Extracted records
* start *

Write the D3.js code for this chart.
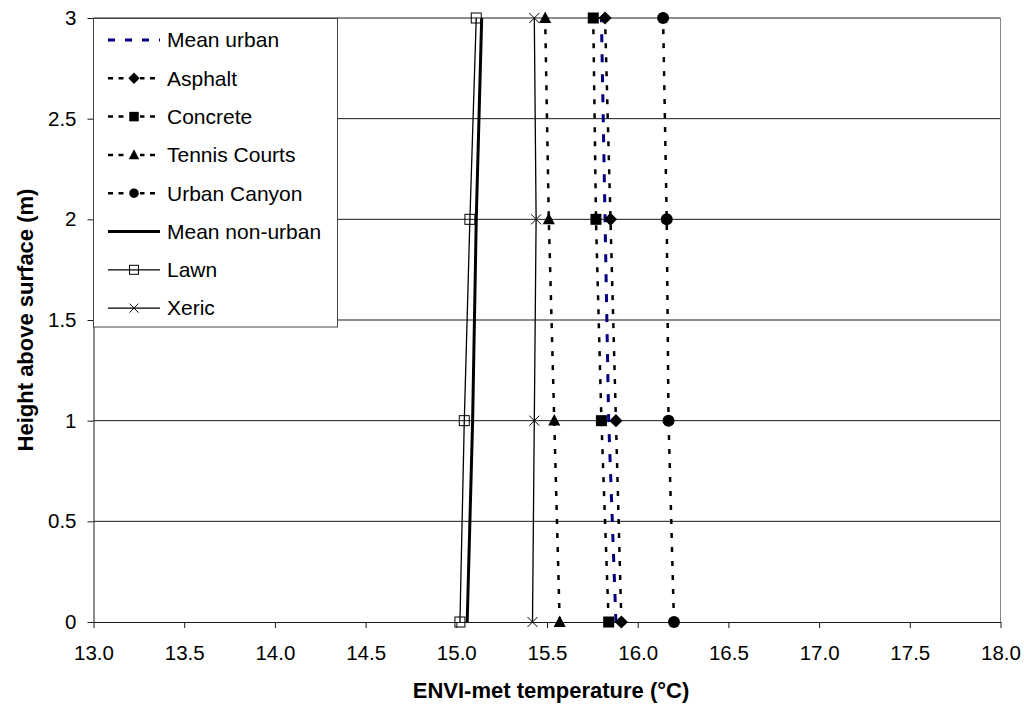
<!DOCTYPE html>
<html>
<head>
<meta charset="utf-8">
<script src="https://cdn.jsdelivr.net/npm/d3@7"></script>
<style>
  html, body { margin: 0; padding: 0; background: #fff; }
  svg { display: block; font-family: "Liberation Sans", Arial, sans-serif; }
</style>
</head>
<body>
<svg id="chart" width="1024" height="706"></svg>
<script>
// Heights above surface (m) at which temperatures were sampled
const heights = [0, 1, 2, 3];

// ENVI-met air temperature (°C) per surface type, one value per height
const meanUrban    = [15.88, 15.84, 15.82, 15.80];
const asphalt      = [15.91, 15.88, 15.85, 15.82];
const concrete     = [15.84, 15.80, 15.77, 15.755];
const tennisCourts = [15.57, 15.54, 15.51, 15.49];
const urbanCanyon  = [16.20, 16.17, 16.16, 16.14];
const meanNonUrban = [15.06, 15.09, 15.11, 15.14];
const lawn         = [15.02, 15.044, 15.075, 15.11];
const xeric        = [15.42, 15.43, 15.44, 15.43];

// Axis ticks
const xTicks = [13.0, 13.5, 14.0, 14.5, 15.0, 15.5, 16.0, 16.5, 17.0, 17.5, 18.0];
const yTicks = [0, 0.5, 1, 1.5, 2, 2.5, 3];

const series = [
  { name: "Mean urban",     values: meanUrban,    kind: "meanUrban" },
  { name: "Asphalt",        values: asphalt,      kind: "dotted", symbol: "diamond" },
  { name: "Concrete",       values: concrete,     kind: "dotted", symbol: "square" },
  { name: "Tennis Courts",  values: tennisCourts, kind: "dotted", symbol: "triangle" },
  { name: "Urban Canyon",   values: urbanCanyon,  kind: "dotted", symbol: "circle" },
  { name: "Mean non-urban", values: meanNonUrban, kind: "thick" },
  { name: "Lawn",           values: lawn,         kind: "thin", symbol: "openSquare" },
  { name: "Xeric",          values: xeric,        kind: "thin", symbol: "cross" }
];

const svg = d3.select("#chart");
const plot = { left: 93.5, right: 1000.5, top: 18, bottom: 622 };

const x = d3.scaleLinear().domain([13, 18]).range([plot.left, plot.right]);
const y = d3.scaleLinear().domain([0, 3]).range([plot.bottom, plot.top]);

// Horizontal gridlines
svg.append("g")
  .selectAll("line")
  .data(yTicks.filter(d => d > 0))
  .join("line")
  .attr("x1", plot.left).attr("x2", plot.right)
  .attr("y1", d => y(d)).attr("y2", d => y(d))
  .attr("stroke", "#1a1a1a").attr("stroke-width", 1);

// Right border of plot area
svg.append("line")
  .attr("x1", plot.right).attr("x2", plot.right)
  .attr("y1", plot.top).attr("y2", plot.bottom)
  .attr("stroke", "#888").attr("stroke-width", 1);

// Axes
const xAxis = svg.append("g")
  .attr("transform", `translate(0,${plot.bottom})`)
  .call(d3.axisBottom(x).tickValues(xTicks).tickFormat(d3.format(".1f")).tickSize(6).tickSizeOuter(0).tickPadding(17));
const yAxis = svg.append("g")
  .attr("transform", `translate(${plot.left},0)`)
  .call(d3.axisLeft(y).tickValues(yTicks).tickFormat(d3.format("")).tickSize(6).tickSizeOuter(0).tickPadding(11));

[xAxis, yAxis].forEach(g => {
  g.select(".domain").attr("stroke", "#1a1a1a").attr("stroke-width", 1);
  g.selectAll(".tick line").attr("stroke", "#1a1a1a");
  g.selectAll(".tick text")
    .attr("fill", "#000")
    .style("font-size", "20.5px")
    .style("font-family", "'Liberation Sans', Arial, sans-serif");
});

// Axis titles
svg.append("text")
  .attr("x", 551)
  .attr("y", 698)
  .attr("text-anchor", "middle")
  .style("font-size", "22px").style("font-weight", "bold")
  .text("ENVI-met temperature (°C)");

svg.append("text")
  .attr("transform", `translate(33,${320}) rotate(-90)`)
  .attr("text-anchor", "middle")
  .style("font-size", "22px").style("font-weight", "bold")
  .text("Height above surface (m)");

// Marker drawing
function drawMarker(g, symbol, size) {
  const s = size;
  switch (symbol) {
    case "diamond":
      g.append("path").attr("d", `M0,${-s*0.6}L${s*0.6},0L0,${s*0.6}L${-s*0.6},0Z`).attr("fill", "#000");
      break;
    case "square":
      g.append("rect").attr("x", -s/2).attr("y", -s/2).attr("width", s).attr("height", s).attr("fill", "#000");
      break;
    case "triangle":
      g.append("path").attr("d", `M0,${-s*0.6}L${s*0.55},${s*0.45}L${-s*0.55},${s*0.45}Z`).attr("fill", "#000");
      break;
    case "circle":
      g.append("circle").attr("r", s/2).attr("fill", "#000");
      break;
    case "openSquare":
      g.append("rect").attr("x", -s/2).attr("y", -s/2).attr("width", s).attr("height", s)
        .attr("fill", "none").attr("stroke", "#000").attr("stroke-width", 1);
      break;
    case "cross":
      g.append("path").attr("d", `M${-s/2},${-s/2}L${s/2},${s/2}M${-s/2},${s/2}L${s/2},${-s/2}`)
        .attr("stroke", "#000").attr("stroke-width", 1).attr("fill", "none");
      break;
  }
}

function lineStyle(sel, kind, legend) {
  if (kind === "meanUrban") {
    sel.attr("stroke", "#000080").attr("stroke-width", 3).attr("stroke-dasharray", legend ? "7,10" : "8,12");
  } else if (kind === "dotted") {
    sel.attr("stroke", "#000").attr("stroke-width", 2.5).attr("stroke-dasharray", legend ? "5,5.5" : "5,9");
  } else if (kind === "thick") {
    sel.attr("stroke", "#000").attr("stroke-width", 3);
  } else {
    sel.attr("stroke", "#000").attr("stroke-width", 1.3);
  }
  return sel;
}

const line = d3.line().x(d => x(d[0])).y(d => y(d[1]));

// Data lines and markers
const seriesG = svg.append("g");
series.forEach(s => {
  const pts = s.values.map((v, i) => [v, heights[i]]);
  lineStyle(seriesG.append("path").attr("d", line(pts)).attr("fill", "none"), s.kind, false);
});
series.forEach(s => {
  if (!s.symbol) return;
  s.values.forEach((v, i) => {
    const g = seriesG.append("g").attr("transform", `translate(${x(v)},${y(heights[i])})`);
    const size = s.symbol === "circle" ? 12 : s.symbol === "openSquare" || s.symbol === "cross" ? 10 : 11;
    drawMarker(g, s.symbol, size);
  });
});

// Legend
const legend = svg.append("g");
legend.append("rect")
  .attr("x", 93.5).attr("y", 18.5).attr("width", 244).attr("height", 308.5)
  .attr("fill", "#fff").attr("stroke", "#444").attr("stroke-width", 1);

series.forEach((s, i) => {
  const cy = 40 + i * 38.3;
  const item = legend.append("g");
  lineStyle(item.append("line").attr("x1", 108).attr("x2", 160).attr("y1", cy).attr("y2", cy), s.kind, true);
  if (s.symbol) {
    const g = item.append("g").attr("transform", `translate(134,${cy})`);
    const sz = s.symbol === "openSquare" ? 9 : s.symbol === "cross" ? 9 : 9.5;
    if (s.kind === "dotted") {
      // clear the dashes behind the marker
      g.append("rect").attr("x", -6).attr("y", -2).attr("width", 12).attr("height", 4).attr("fill", "#fff");
    }
    drawMarker(g, s.symbol, sz);
  }
  item.append("text")
    .attr("x", 167).attr("y", cy)
    .attr("dy", "0.35em")
    .style("font-size", "21px")
    .text(s.name);
});
</script>
</body>
</html>
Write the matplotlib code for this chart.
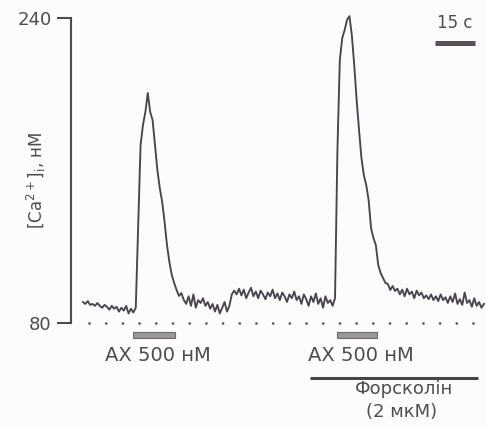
import numpy as np
import matplotlib
matplotlib.use("Agg")
import matplotlib.pyplot as plt
from matplotlib.patches import Rectangle

# --- дані ---
dt = 0.9  # інтервал між точками, с

# [Ca2+]i, нМ
ca = [91, 90, 91.5, 89.5, 90, 89, 90.5, 89, 88, 89.5,
      88.5, 87, 89, 87.5, 88.5, 86, 88, 86.5, 89, 85,
      87.5, 85.5, 88, 130, 173.4, 183.9, 190.7, 200.7, 190.7, 186.5,
      173.4, 160.3, 150.8, 143.5, 133, 120.9, 112, 105.2, 101, 97.3,
      94.2, 95.7, 92.1, 90, 94, 89, 95, 88, 92, 90.5,
      93, 89, 91, 87.5, 90, 86, 89.5, 85, 88, 91,
      86, 89, 95, 97, 95, 98, 94.5, 97.5, 93, 96,
      98.5, 94, 96.5, 93, 97, 95, 92.5, 96, 94, 97.5,
      93, 95.5, 92, 96, 94, 91, 95, 93, 96.5, 92,
      94, 90, 95, 92.5, 89, 94, 91, 95.5, 90, 93,
      88, 94, 90.5, 92, 89, 93, 170.8, 218, 229.5, 233.7,
      239, 241, 231, 215.4, 197, 181.3, 166.6, 157.6, 152.4, 144.5,
      129.8, 124.6, 120.9, 110.4, 106.2, 103.6, 101, 100.5, 97.3, 99.4,
      96.8, 98, 95, 97.5, 94, 98, 95, 96.5, 93, 97,
      94.5, 96, 93, 94.5, 92.5, 95, 92, 94, 91.5, 95,
      92, 93.5, 90.5, 94, 91, 95.5, 90, 92.5, 89.5, 96,
      90.5, 92, 88.5, 93, 89, 91, 88, 90]

t = np.arange(len(ca)) * dt

ax_on = [18.75, 95.25]     # початок аплікації АХ, с
ax_off = [34.5, 110.25]    # кінець аплікації АХ, с
forsk = [85.0, 148.0]      # форсколін, с
y_ticks = [80, 240]
scale_s = 15

trace_col = '#4b4350'
text_col = '#4d4d4d'
bg = '#fbfcfb'

fig = plt.figure(figsize=(4.86, 4.28), dpi=100, facecolor=bg)
ax = fig.add_axes([0, 0, 1, 1], facecolor=bg)
ax.set_xlim(-31.1, 151.1)
ax.set_ylim(24.91, 249.46)

# запис
ax.plot(t, ca, color=trace_col, lw=1.35)

# пунктир на рівні 80 нМ
ax.plot([2.25, 150.7], [80, 80], color='#5a5a5a', lw=2.0,
        linestyle=(0, (0.01, 6.0)), dash_capstyle='round')

# вісь Y
for s in ['top', 'right', 'bottom']:
    ax.spines[s].set_visible(False)
ax.spines['left'].set_position(('data', -4.5))
ax.spines['left'].set_bounds(80, 240)
ax.spines['left'].set_color(text_col)
ax.spines['left'].set_linewidth(1.5)
ax.set_xticks([])
ax.set_yticks(y_ticks)
ax.tick_params(axis='y', direction='out', length=10, width=1.5,
               color=text_col, labelcolor=text_col, labelsize=13, pad=4)
ax.set_ylabel(r'[Ca$^{2+}$]$_\mathrm{i}$, нМ', fontsize=12, color=text_col)
ax.yaxis.set_label_coords(0.099, 0.579)

# аплікації АХ
for on, off in zip(ax_on, ax_off):
    ax.add_patch(Rectangle((on, 72.1), off - on, 3.2, facecolor='#9a969a',
                           edgecolor='#6e6a6e', lw=0.8))
    ax.text((on + off) / 2 + 1.5, 63.2, 'AX 500 нМ', ha='center', va='center',
            fontsize=14, color=text_col)

# форсколін
ax.plot(forsk, [51.1, 51.1], color='#4a4448', lw=2.2, solid_capstyle='butt')
ax.text(120.4, 45.2, 'Форсколін', ha='center', va='center', fontsize=13, color=text_col)
ax.text(119.6, 33.3, '(2 мкМ)', ha='center', va='center', fontsize=13, color=text_col)

# масштаб часу
ax.plot([132, 132 + scale_s], [226.9, 226.9], color='#5a5058', lw=3.6, solid_capstyle='butt')
ax.text(139.5, 237.4, '15 c', ha='center', va='center', fontsize=12, color=text_col)

fig.savefig('out.png', dpi=100, facecolor=bg)
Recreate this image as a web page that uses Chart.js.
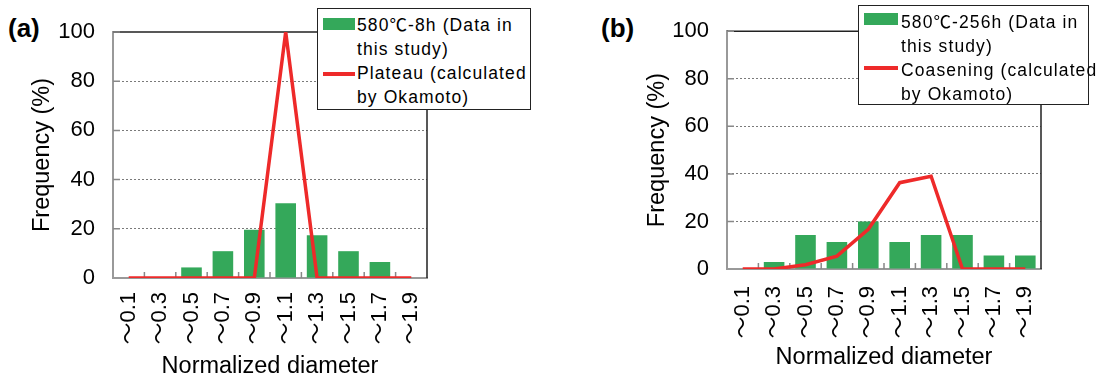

* end *

Taking the entries above, extract every line from the one bearing "Write the matplotlib code for this chart." through the one bearing "між точками, с", exactly, with no pictures.

● **Solution below**:
Write the matplotlib code for this chart.
import numpy as np
import matplotlib
matplotlib.use("Agg")
import matplotlib.pyplot as plt
from matplotlib.patches import Rectangle

# --- дані ---
dt = 0.9  # інтервал між точками, с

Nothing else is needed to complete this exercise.